Repeat the material exactly as it appears.

# START OF Collected material

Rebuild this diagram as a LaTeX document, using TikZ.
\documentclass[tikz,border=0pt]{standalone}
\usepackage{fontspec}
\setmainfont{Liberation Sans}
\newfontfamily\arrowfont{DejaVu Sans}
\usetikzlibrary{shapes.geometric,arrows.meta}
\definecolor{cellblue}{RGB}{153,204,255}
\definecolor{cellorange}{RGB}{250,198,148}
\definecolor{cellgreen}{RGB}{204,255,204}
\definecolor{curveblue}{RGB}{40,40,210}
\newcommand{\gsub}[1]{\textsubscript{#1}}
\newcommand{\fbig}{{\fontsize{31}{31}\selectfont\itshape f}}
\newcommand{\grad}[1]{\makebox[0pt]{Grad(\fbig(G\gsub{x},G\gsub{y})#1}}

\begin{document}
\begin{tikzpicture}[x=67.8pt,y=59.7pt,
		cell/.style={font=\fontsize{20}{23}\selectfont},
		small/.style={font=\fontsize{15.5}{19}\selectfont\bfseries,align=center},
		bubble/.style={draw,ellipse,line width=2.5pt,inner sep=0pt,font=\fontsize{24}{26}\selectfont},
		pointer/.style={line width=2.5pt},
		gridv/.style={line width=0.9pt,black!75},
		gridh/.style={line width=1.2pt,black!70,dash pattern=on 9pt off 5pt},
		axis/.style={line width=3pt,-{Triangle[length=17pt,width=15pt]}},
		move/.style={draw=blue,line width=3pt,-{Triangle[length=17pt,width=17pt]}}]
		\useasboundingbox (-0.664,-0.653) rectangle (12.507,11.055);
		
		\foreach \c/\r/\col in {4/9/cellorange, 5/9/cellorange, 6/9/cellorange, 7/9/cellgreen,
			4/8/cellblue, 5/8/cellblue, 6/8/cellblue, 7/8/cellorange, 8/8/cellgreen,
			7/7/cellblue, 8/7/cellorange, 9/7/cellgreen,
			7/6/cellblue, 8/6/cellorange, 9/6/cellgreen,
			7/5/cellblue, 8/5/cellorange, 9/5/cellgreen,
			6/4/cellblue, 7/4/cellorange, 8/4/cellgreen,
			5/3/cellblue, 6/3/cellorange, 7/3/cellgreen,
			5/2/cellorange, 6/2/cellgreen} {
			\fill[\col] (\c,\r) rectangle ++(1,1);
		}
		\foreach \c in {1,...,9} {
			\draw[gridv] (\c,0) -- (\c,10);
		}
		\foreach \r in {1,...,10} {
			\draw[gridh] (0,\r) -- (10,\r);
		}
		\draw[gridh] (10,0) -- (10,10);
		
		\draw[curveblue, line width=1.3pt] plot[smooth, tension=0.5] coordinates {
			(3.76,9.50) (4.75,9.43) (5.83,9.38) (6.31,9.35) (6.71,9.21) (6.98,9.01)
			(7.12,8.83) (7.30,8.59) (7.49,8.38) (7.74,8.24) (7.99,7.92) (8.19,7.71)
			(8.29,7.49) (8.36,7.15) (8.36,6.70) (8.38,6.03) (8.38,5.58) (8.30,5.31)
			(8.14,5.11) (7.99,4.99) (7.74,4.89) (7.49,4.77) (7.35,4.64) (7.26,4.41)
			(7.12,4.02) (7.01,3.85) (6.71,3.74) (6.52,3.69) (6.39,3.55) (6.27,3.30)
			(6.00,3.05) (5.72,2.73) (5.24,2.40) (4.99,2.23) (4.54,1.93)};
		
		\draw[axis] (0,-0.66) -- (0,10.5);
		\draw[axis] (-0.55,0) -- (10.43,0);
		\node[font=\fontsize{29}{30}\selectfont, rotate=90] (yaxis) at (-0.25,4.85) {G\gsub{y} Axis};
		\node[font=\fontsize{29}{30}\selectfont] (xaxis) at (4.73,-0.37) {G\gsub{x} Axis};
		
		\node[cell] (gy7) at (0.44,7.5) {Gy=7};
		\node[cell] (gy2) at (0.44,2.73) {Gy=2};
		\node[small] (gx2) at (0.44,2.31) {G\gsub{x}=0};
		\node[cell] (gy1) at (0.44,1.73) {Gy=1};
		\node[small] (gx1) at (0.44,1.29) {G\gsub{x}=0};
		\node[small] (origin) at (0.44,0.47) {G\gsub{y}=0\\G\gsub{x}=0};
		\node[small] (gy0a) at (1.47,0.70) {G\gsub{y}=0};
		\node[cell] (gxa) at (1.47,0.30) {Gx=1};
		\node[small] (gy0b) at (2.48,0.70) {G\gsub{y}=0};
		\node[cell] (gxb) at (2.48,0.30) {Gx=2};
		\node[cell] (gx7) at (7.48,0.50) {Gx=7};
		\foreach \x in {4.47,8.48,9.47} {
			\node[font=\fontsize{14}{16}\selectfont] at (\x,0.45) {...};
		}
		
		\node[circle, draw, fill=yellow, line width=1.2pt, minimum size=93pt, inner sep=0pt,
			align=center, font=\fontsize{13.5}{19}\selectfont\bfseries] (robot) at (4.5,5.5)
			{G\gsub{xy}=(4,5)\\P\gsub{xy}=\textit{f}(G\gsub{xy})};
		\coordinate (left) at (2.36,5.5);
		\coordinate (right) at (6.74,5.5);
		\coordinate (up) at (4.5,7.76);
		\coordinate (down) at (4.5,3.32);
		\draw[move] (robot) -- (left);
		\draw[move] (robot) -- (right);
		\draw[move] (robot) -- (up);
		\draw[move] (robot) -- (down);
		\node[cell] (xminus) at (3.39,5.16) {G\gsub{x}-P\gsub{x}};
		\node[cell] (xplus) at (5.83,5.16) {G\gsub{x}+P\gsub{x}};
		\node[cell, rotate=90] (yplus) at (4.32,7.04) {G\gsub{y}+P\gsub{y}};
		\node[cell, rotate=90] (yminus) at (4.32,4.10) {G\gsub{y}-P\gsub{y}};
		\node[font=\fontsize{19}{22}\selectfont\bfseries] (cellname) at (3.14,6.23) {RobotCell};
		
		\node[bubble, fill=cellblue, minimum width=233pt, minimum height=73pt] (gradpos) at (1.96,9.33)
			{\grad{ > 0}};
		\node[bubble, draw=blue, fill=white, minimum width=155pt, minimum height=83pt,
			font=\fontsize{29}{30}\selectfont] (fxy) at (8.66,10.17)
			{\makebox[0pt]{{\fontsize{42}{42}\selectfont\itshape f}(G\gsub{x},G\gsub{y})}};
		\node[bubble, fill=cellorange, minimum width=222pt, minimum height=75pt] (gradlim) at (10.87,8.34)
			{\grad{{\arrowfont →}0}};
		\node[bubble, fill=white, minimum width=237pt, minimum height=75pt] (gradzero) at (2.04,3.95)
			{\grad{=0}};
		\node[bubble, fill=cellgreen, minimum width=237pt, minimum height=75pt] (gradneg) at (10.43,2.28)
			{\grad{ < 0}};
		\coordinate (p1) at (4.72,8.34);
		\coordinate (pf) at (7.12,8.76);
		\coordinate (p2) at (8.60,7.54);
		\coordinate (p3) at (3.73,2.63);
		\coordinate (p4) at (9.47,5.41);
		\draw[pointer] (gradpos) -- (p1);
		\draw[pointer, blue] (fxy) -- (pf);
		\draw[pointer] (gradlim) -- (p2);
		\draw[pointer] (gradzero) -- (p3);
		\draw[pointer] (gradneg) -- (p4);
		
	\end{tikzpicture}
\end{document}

# END OF Collected material

Complete answer:
Rebuild this diagram as a LaTeX document, using TikZ.
\documentclass[tikz,border=0pt]{standalone}
\usepackage{fontspec}
\setmainfont{Liberation Sans}
\newfontfamily\arrowfont{DejaVu Sans}
\usetikzlibrary{shapes.geometric,arrows.meta}
\definecolor{cellblue}{RGB}{153,204,255}
\definecolor{cellorange}{RGB}{250,198,148}
\definecolor{cellgreen}{RGB}{204,255,204}
\definecolor{curveblue}{RGB}{40,40,210}
\newcommand{\gsub}[1]{\textsubscript{#1}}
\newcommand{\fbig}{{\fontsize{31}{31}\selectfont\itshape f}}
\newcommand{\grad}[1]{\makebox[0pt]{Grad(\fbig(G\gsub{x},G\gsub{y})#1}}

\begin{document}
\begin{tikzpicture}[x=67.8pt,y=59.7pt,
		cell/.style={font=\fontsize{20}{23}\selectfont},
		small/.style={font=\fontsize{15.5}{19}\selectfont\bfseries,align=center},
		bubble/.style={draw,ellipse,line width=2.5pt,inner sep=0pt,font=\fontsize{24}{26}\selectfont},
		pointer/.style={line width=2.5pt},
		gridv/.style={line width=0.9pt,black!75},
		gridh/.style={line width=1.2pt,black!70,dash pattern=on 9pt off 5pt},
		axis/.style={line width=3pt,-{Triangle[length=17pt,width=15pt]}},
		move/.style={draw=blue,line width=3pt,-{Triangle[length=17pt,width=17pt]}}]
		\useasboundingbox (-0.664,-0.653) rectangle (12.507,11.055);
		
		\foreach \c/\r/\col in {4/9/cellorange, 5/9/cellorange, 6/9/cellorange, 7/9/cellgreen,
			4/8/cellblue, 5/8/cellblue, 6/8/cellblue, 7/8/cellorange, 8/8/cellgreen,
			7/7/cellblue, 8/7/cellorange, 9/7/cellgreen,
			7/6/cellblue, 8/6/cellorange, 9/6/cellgreen,
			7/5/cellblue, 8/5/cellorange, 9/5/cellgreen,
			6/4/cellblue, 7/4/cellorange, 8/4/cellgreen,
			5/3/cellblue, 6/3/cellorange, 7/3/cellgreen,
			5/2/cellorange, 6/2/cellgreen} {
			\fill[\col] (\c,\r) rectangle ++(1,1);
		}
		\foreach \c in {1,...,9} {
			\draw[gridv] (\c,0) -- (\c,10);
		}
		\foreach \r in {1,...,10} {
			\draw[gridh] (0,\r) -- (10,\r);
		}
		\draw[gridh] (10,0) -- (10,10);
		
		\draw[curveblue, line width=1.3pt] plot[smooth, tension=0.5] coordinates {
			(3.76,9.50) (4.75,9.43) (5.83,9.38) (6.31,9.35) (6.71,9.21) (6.98,9.01)
			(7.12,8.83) (7.30,8.59) (7.49,8.38) (7.74,8.24) (7.99,7.92) (8.19,7.71)
			(8.29,7.49) (8.36,7.15) (8.36,6.70) (8.38,6.03) (8.38,5.58) (8.30,5.31)
			(8.14,5.11) (7.99,4.99) (7.74,4.89) (7.49,4.77) (7.35,4.64) (7.26,4.41)
			(7.12,4.02) (7.01,3.85) (6.71,3.74) (6.52,3.69) (6.39,3.55) (6.27,3.30)
			(6.00,3.05) (5.72,2.73) (5.24,2.40) (4.99,2.23) (4.54,1.93)};
		
		\draw[axis] (0,-0.66) -- (0,10.5);
		\draw[axis] (-0.55,0) -- (10.43,0);
		\node[font=\fontsize{29}{30}\selectfont, rotate=90] (yaxis) at (-0.25,4.85) {G\gsub{y} Axis};
		\node[font=\fontsize{29}{30}\selectfont] (xaxis) at (4.73,-0.37) {G\gsub{x} Axis};
		
		\node[cell] (gy7) at (0.44,7.5) {Gy=7};
		\node[cell] (gy2) at (0.44,2.73) {Gy=2};
		\node[small] (gx2) at (0.44,2.31) {G\gsub{x}=0};
		\node[cell] (gy1) at (0.44,1.73) {Gy=1};
		\node[small] (gx1) at (0.44,1.29) {G\gsub{x}=0};
		\node[small] (origin) at (0.44,0.47) {G\gsub{y}=0\\G\gsub{x}=0};
		\node[small] (gy0a) at (1.47,0.70) {G\gsub{y}=0};
		\node[cell] (gxa) at (1.47,0.30) {Gx=1};
		\node[small] (gy0b) at (2.48,0.70) {G\gsub{y}=0};
		\node[cell] (gxb) at (2.48,0.30) {Gx=2};
		\node[cell] (gx7) at (7.48,0.50) {Gx=7};
		\foreach \x in {4.47,8.48,9.47} {
			\node[font=\fontsize{14}{16}\selectfont] at (\x,0.45) {...};
		}
		
		\node[circle, draw, fill=yellow, line width=1.2pt, minimum size=93pt, inner sep=0pt,
			align=center, font=\fontsize{13.5}{19}\selectfont\bfseries] (robot) at (4.5,5.5)
			{G\gsub{xy}=(4,5)\\P\gsub{xy}=\textit{f}(G\gsub{xy})};
		\coordinate (left) at (2.36,5.5);
		\coordinate (right) at (6.74,5.5);
		\coordinate (up) at (4.5,7.76);
		\coordinate (down) at (4.5,3.32);
		\draw[move] (robot) -- (left);
		\draw[move] (robot) -- (right);
		\draw[move] (robot) -- (up);
		\draw[move] (robot) -- (down);
		\node[cell] (xminus) at (3.39,5.16) {G\gsub{x}-P\gsub{x}};
		\node[cell] (xplus) at (5.83,5.16) {G\gsub{x}+P\gsub{x}};
		\node[cell, rotate=90] (yplus) at (4.32,7.04) {G\gsub{y}+P\gsub{y}};
		\node[cell, rotate=90] (yminus) at (4.32,4.10) {G\gsub{y}-P\gsub{y}};
		\node[font=\fontsize{19}{22}\selectfont\bfseries] (cellname) at (3.14,6.23) {RobotCell};
		
		\node[bubble, fill=cellblue, minimum width=233pt, minimum height=73pt] (gradpos) at (1.96,9.33)
			{\grad{ > 0}};
		\node[bubble, draw=blue, fill=white, minimum width=155pt, minimum height=83pt,
			font=\fontsize{29}{30}\selectfont] (fxy) at (8.66,10.17)
			{\makebox[0pt]{{\fontsize{42}{42}\selectfont\itshape f}(G\gsub{x},G\gsub{y})}};
		\node[bubble, fill=cellorange, minimum width=222pt, minimum height=75pt] (gradlim) at (10.87,8.34)
			{\grad{{\arrowfont →}0}};
		\node[bubble, fill=white, minimum width=237pt, minimum height=75pt] (gradzero) at (2.04,3.95)
			{\grad{=0}};
		\node[bubble, fill=cellgreen, minimum width=237pt, minimum height=75pt] (gradneg) at (10.43,2.28)
			{\grad{ < 0}};
		\coordinate (p1) at (4.72,8.34);
		\coordinate (pf) at (7.12,8.76);
		\coordinate (p2) at (8.60,7.54);
		\coordinate (p3) at (3.73,2.63);
		\coordinate (p4) at (9.47,5.41);
		\draw[pointer] (gradpos) -- (p1);
		\draw[pointer, blue] (fxy) -- (pf);
		\draw[pointer] (gradlim) -- (p2);
		\draw[pointer] (gradzero) -- (p3);
		\draw[pointer] (gradneg) -- (p4);
		
	\end{tikzpicture}
\end{document}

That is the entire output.